Д.С.: Сейчас самые популярные печатные издания это «Жулдыздар отбасы», «Аныз адам», которые читают в аулах и регионе. То есть через какое-то время в Казахстане появится своя аудитория, которая может и хочет получать информацию на казахском языке. И государство должно быть готово предоставлять эту информацию. Не прилизанную и приглаженную, а профессиональную и объективную. Что касается русскоязычного поля, его мы терять не должны. Если мы отдадим его на откуп российским СМИ, то может какая-то часть Казахстана будет мыслить, как Кремль.

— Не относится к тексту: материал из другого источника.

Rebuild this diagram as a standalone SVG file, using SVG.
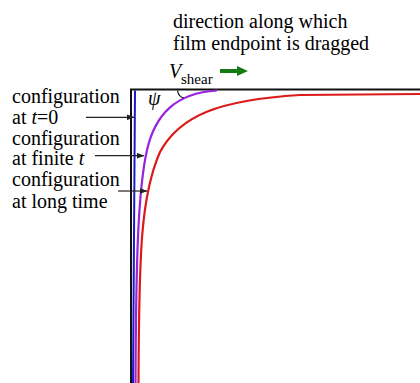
<svg xmlns="http://www.w3.org/2000/svg" width="420" height="383" viewBox="0 0 420 383">
<style>
.tx{font-family:'Liberation Serif','DejaVu Serif',serif;font-size:20px;fill:#000}
.it{font-style:italic}
.ln{fill:none;stroke-linecap:butt}
.lead{stroke:#222;stroke-width:1.2;fill:none}
</style>
<defs>
<marker id="ah" markerWidth="8" markerHeight="6" refX="7.5" refY="3" orient="auto" markerUnits="userSpaceOnUse">
<path d="M0,0 L8,3 L0,6 Z" fill="#222"/>
</marker>
</defs>
<rect width="420" height="383" fill="#fff"/>
<g id="frame">
<path class="ln" d="M131,383 L131,89.5 L420,89.5" stroke="#111" stroke-width="2"/>
</g>
<g id="curve-t0">
<path class="ln" d="M135,90.5 L133,383" stroke="#1a1acc" stroke-width="2"/>
</g>
<g id="curve-finite">
<path class="ln" d="M135.5,383 C136,260 138,190 147,150 C155,115 175,93 217,90.5" stroke="#9a22dd" stroke-width="2.2"/>
</g>
<g id="curve-long">
<path class="ln" d="M138.5,383 C139,250 141,195 160,152 C180,115 220,100 300,95 L420,94" stroke="#dd1a1a" stroke-width="2.2"/>
</g>
<g id="angle" font-family="Liberation Serif, DejaVu Serif, serif">
<path class="ln" d="M177.5,90.5 Q178.5,97 184,98" stroke="#111" stroke-width="1.2"/>
<text class="tx it" x="148" y="105">ψ</text>
</g>
<g id="title" font-family="Liberation Serif, DejaVu Serif, serif">
<text class="tx" x="173" y="28">direction along which</text>
<text class="tx" x="173" y="50">film endpoint is dragged</text>
</g>
<g id="vshear" font-family="Liberation Serif, DejaVu Serif, serif">
<text class="tx it" x="169" y="78">V</text>
<text class="tx" x="181" y="84" font-size="15" style="font-size:15px">shear</text>
<path d="M220,69 L237,69 L237,66 L248,71 L237,76 L237,73 L220,73 Z" fill="#147a14"/>
</g>
<g id="label-t0" font-family="Liberation Serif, DejaVu Serif, serif">
<text class="tx" x="12" y="103">configuration</text>
<text class="tx" x="12" y="123.5">at <tspan class="it">t</tspan>=0</text>
</g>
<g id="label-finite" font-family="Liberation Serif, DejaVu Serif, serif">
<text class="tx" x="12" y="144.5">configuration</text>
<text class="tx" x="12" y="165">at finite <tspan class="it">t</tspan></text>
</g>
<g id="label-long" font-family="Liberation Serif, DejaVu Serif, serif">
<text class="tx" x="12" y="186">configuration</text>
<text class="tx" x="12" y="207.5">at long time</text>
</g>
<g id="connectors">
<line class="lead" x1="86" y1="117.3" x2="134" y2="117.3" marker-end="url(#ah)"/>
<line class="lead" x1="95" y1="155.7" x2="144" y2="155.7" marker-end="url(#ah)"/>
<line class="lead" x1="118" y1="191" x2="147" y2="191" marker-end="url(#ah)"/>
</g>
</svg>
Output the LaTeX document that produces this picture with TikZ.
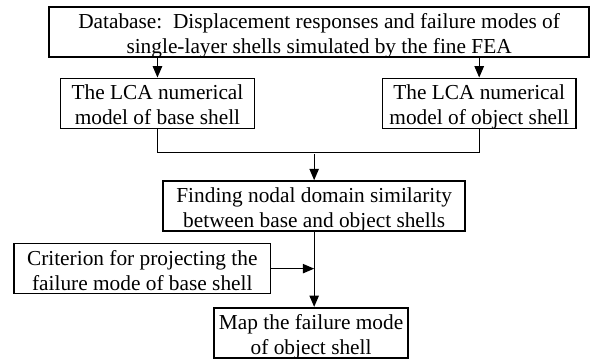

Б.И.: Что сейчас и происходит.
Д.С. Кстати, на официальном уровне Карим Масимов в 2009 году, занимая пост премьер-министра, признал, что больше 50 % населения Казахстана предпочитает смотреть российские СМИ.
Б.И.: Но мы-то знаем, что эта цифра занижена.
Д.С.: Здесь я полностью согласен с коллегой из США, что качество российских СМИ, особенно что связано с Украиной, очень резко переметнулось в сторону пропагандистского продукта. То есть, если раньше были какие-то аналитические программы, которые можно было смотреть, то сейчас — чистая пропаганда. И дошло до того, что даже на уровне терминологии жители Казахстана используют пропагандистские ярлыки. Называют друг друга «ватниками», «укропами», «колорадами», «бандеровцами», «фашистами» — терминологией, которую используют на Украине и в России. Граждане Казахстана, которые не участвуют в военных действиях, называют так друг друга. Это уже является тревожным индикатором того, что половина населения Казахстана находится под воздействием пропагандистского аппарата соседнего государства.
Б.И.: Досым, Юлия, спасибо! Здесь мы переходим к теме информационной безопасности, о которой будем говорить в следующей программе. До новых встреч!